The common battery may not keep going and going and going after all. A recent scientific advance—the first successfully 3-D printed supercapacitors using an ultralightweight graphene aerogel—could lead to the end of the ubiquitous power source. The breakthrough also could allow greater flexibility in the design of electronics and provide the juice for high-powered military systems.
Batteries power everything from iPhones to Tesla automobiles to a wide range of tactical equipment necessary for winning wars. They also get shipped by the tons to combat theaters, take up space in tactical vehicles and are carried across the battlefield on the backs of warfighters who often are already overloaded with equipment.
By comparison, supercapacitors store vast amounts of energy.
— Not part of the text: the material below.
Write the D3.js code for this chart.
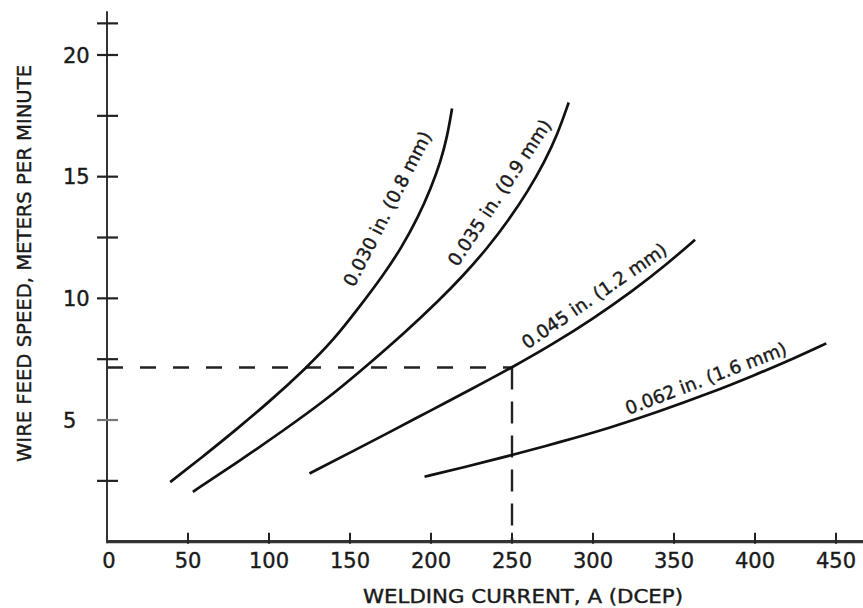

Commercially available supercapacitors recover braking energy in cars, buses and trains and open the emergency exits of the Airbus A380. Supercapacitors can charge incredibly quickly, potentially requiring just minutes or seconds to reach full capacity, points out Cheng Zhu, a Lawrence Livermore National Laboratory (LLNL) engineer and the lead author of a paper published earlier this year in the journal Nano Letters. Lab researchers worked closely with University of California Santa Cruz associate professor Yat Li and graduate student Tianyu Liu, who performed the electrochemical characterizations and optimized the materials used in the process.